Let me say that I have no idea who is running Pompano Park and I also completely understand that mistakes are made; that things are forgotten or glossed over; that every “i” is sometimes not dotted, every “t” is not always crossed. We are all human, and we’re all not perfect, in life or at work. I don’t want to throw anyone under the bus.
But my question is simple: why does this always seem to be the pattern?
Why is it that when a new bank of slot machines open — or there’s a new promo at a poker table — do we have to be living under a rock not to know about it, but if the race part of the racino opens we have to become Sherlock Holmes?
Why is it that when there’s a power outage and the track lighting goes down everyone is sent home, but if there’s a similar power outage in the casino portion (who are we kidding, there’s never one of those) it’s like Kim Jung Un just released a missile and we have to scramble the Black Sheep Squadron?
Why do we hear about slots takeout lowered to 7 per cent to help customers play more (and have a better experience) being good business, but if you ask the same people to lower takeout on the other side of the racino from 30 per cent to 25 per cent (to do exactly the same thing) you’re considered crazy?
Time and time again, month after month, year after year, if something goes wrong, it tends to goes wrong on the racing side of the business. The data is far too plentiful to chalk up to randomness.
In my view, the immutable truth is that the casino side of the horse racing business is owned (for the most part) by a corporation. That corporation is owned by shareholders, and shareholders fund capital projects because they want a rate of return. Because corporations make little or no money on the racing side of the business, only minimal resources are placed into the racing side of the business. Such is life, and unless you’re Bernie Madoff, such is an income statement.
However, this is not the way it should be. The casino portion of the business is only there – for that company and that set of shareholders – precisely because it is a part of a racetrack, and when these deals were written they needed to be more in-tune with that truism. Yes, some deals mandate a portion of revenue to fund capital projects and the like (and of course money goes directly into purses), but these agreements were broad, extremely weak, and easy to get around.
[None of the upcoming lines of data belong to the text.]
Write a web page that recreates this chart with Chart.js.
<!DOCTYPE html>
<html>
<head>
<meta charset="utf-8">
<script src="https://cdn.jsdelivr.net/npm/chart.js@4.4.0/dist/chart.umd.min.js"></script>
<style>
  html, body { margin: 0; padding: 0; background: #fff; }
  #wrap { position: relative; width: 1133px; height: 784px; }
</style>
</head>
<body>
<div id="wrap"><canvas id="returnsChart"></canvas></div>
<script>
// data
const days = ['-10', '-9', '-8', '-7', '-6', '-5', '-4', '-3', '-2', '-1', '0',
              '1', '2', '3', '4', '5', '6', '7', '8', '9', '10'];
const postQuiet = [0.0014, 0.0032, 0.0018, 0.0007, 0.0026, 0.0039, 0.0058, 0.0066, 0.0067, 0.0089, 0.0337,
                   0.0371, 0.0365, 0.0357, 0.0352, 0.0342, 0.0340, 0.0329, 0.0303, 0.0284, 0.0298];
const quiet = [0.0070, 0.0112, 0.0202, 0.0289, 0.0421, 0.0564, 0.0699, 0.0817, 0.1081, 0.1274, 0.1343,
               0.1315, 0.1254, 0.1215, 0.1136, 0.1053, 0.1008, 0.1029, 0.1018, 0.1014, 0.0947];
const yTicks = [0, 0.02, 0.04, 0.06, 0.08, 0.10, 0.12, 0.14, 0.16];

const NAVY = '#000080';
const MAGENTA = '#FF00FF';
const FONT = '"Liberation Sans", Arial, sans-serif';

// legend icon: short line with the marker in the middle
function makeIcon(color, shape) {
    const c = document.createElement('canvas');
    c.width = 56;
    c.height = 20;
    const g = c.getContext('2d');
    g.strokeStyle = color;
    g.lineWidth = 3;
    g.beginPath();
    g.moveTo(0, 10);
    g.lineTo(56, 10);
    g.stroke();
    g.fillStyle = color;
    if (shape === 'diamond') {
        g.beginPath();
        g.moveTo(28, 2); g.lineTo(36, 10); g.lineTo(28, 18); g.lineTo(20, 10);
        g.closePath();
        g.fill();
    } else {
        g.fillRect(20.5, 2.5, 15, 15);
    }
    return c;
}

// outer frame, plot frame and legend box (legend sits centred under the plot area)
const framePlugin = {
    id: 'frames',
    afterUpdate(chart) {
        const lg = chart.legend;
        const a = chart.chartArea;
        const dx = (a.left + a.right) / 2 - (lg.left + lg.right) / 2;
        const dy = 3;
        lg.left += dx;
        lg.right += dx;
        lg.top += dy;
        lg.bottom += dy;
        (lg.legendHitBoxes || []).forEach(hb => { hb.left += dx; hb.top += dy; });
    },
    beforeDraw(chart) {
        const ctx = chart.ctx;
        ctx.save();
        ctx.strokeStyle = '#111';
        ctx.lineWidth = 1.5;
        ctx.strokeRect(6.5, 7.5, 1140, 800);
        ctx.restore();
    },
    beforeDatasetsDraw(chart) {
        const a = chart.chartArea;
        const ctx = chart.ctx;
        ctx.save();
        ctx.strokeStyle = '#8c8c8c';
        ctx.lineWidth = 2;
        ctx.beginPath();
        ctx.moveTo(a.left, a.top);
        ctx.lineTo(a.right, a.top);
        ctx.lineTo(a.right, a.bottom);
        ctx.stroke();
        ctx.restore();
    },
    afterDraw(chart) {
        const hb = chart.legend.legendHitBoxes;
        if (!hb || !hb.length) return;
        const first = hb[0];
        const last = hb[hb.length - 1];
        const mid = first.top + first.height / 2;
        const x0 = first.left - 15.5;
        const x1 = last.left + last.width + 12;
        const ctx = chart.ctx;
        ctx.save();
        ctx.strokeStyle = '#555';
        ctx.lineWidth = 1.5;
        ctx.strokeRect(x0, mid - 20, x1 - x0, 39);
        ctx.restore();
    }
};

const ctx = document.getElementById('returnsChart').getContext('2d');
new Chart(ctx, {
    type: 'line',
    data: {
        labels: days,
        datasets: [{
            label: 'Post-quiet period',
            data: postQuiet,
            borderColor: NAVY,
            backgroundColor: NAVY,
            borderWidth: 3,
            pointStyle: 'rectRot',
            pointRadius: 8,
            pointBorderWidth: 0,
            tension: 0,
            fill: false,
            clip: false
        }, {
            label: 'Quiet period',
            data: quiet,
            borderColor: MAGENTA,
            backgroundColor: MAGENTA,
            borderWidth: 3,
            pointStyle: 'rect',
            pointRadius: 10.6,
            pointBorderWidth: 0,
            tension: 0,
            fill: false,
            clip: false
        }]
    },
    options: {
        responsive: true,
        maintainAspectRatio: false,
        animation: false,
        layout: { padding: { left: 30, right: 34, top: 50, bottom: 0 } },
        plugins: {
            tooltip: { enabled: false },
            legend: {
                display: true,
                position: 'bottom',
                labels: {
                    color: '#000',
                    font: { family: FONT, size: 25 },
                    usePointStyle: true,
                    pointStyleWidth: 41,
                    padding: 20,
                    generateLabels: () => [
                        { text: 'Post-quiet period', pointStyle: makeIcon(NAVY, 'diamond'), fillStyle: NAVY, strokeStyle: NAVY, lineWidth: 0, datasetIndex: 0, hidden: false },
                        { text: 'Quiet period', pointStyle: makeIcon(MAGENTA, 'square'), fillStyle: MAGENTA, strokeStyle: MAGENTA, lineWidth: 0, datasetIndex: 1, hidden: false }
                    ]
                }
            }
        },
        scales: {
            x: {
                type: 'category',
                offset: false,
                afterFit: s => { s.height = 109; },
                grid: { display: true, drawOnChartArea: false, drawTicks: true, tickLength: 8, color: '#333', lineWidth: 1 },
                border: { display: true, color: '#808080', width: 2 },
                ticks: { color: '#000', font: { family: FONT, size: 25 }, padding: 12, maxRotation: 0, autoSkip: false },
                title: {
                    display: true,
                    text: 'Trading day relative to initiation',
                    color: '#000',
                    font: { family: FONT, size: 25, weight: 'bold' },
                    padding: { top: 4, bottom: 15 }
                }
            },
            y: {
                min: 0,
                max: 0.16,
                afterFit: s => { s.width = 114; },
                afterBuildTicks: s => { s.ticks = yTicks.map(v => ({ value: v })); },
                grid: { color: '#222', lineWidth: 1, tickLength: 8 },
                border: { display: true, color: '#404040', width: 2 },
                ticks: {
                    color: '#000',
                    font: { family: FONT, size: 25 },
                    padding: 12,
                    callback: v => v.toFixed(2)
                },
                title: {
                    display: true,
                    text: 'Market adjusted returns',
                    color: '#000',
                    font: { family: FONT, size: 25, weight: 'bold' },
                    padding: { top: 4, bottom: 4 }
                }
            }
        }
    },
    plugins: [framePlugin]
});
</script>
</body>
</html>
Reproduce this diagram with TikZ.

It’s not like this at all racinos – Centaur Gaming at Hoosier Park comes to mind as a company who does more than they’re mandated to do – but for many others, it’s just the way they do business.
In the coming years there’s a chance slot revenue will be a thing of the past, but there’s also a strong possibility that these agreements will be extended and reworked. If the latter happens, racing should be very cognizant to write deals that hold the racino managers explicitly accountable. If that’s accomplished, I think the sport will be a whole lot better off.